As the Government continues to pay tax refunds owed to individuals and businesses, Minister of Finance Chris Sinckler is advising the Barbados Revenue Authority (BRA) not to be afraid to “go after” tax defaulters.
Sinckler said between January and February of this year, Government paid out approximately $25 million in refunds.
As he led off debate on the Estimates of Revenue and Expenditure for 2016/2017 in Parliament this morning, he revealed that about $12 million was paid out in corporation tax refunds, just over $3 million in income tax returns and over $9 million in value added tax (VAT) returns within the two-month period.
Sinckler also noted that early last year Government had established a special sub-committee to look at its cash flow and had mandated it to focus on the paying down arrears.
“I am happy to report this morning that between April 2015 and February 2016, the Barbados Revenue Authority has paid a total of $175 million in refunds broken down as follows: income tax, $75 million in returns; corporation tax, $34 million; and value added tax refunds, $70 million [which amounts to] $175 million in less than a year,” reported Sinckler.
He did not specify what portion of the payments were for income year 2013 or 2014.

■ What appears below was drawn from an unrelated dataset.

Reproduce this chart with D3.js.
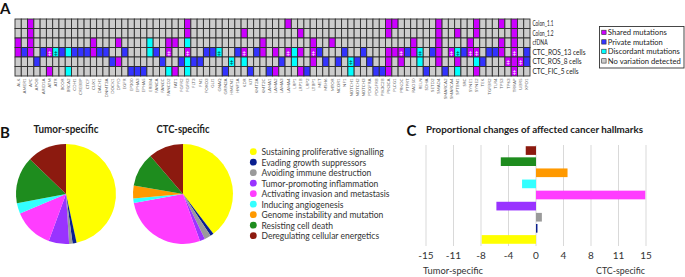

However, he said a recent estimate showed that of the taxes owed to Government, $500 million were less than five-years-old.
“If we were to be able to collect half of that $500 million we wouldn’t be having some of these issues. So we are saying that people have to play their part in helping us to deal with these problems,” said Sinckler.
“We can’t manage a country if the taxes that we want do not come into the country. If the revenue is not coming in we can’t provide all these services that people want – hospital, Transport Board, NCC [National Conservation Commission]. We simply can’t do it. So we need people to be able to pay their taxes,” he said.
Sinckler added, “of course I can’t instruct the Barbados Revenue Authority but I can only advise them, . . . with good commonsense and of course polite aggressiveness, to go after the taxes which are owed and due to the Government”.
Still addressing the issue of arrears, Sinckler also gave the assurance that as more money became available to Government it would continue to pay its debts, including monies owed to the Queen Elizabeth Hospital, as well as the Transport Board.
He acknowledged that while progress was being made there was still “more to pay”, explaining that the monies currently being used to pay arrears was from the Treasury’s cash flow. He added that the monies form the sale of the Barbados National Terminal Company Limited (BNTCL) had not yet been transferred into the Consolidated Fund.
“So as the cash flow situation improves we are beginning to meet our commitments, which is evidence again that the fiscal programme is working, because it means that we have money available to do things,” said Sinckler.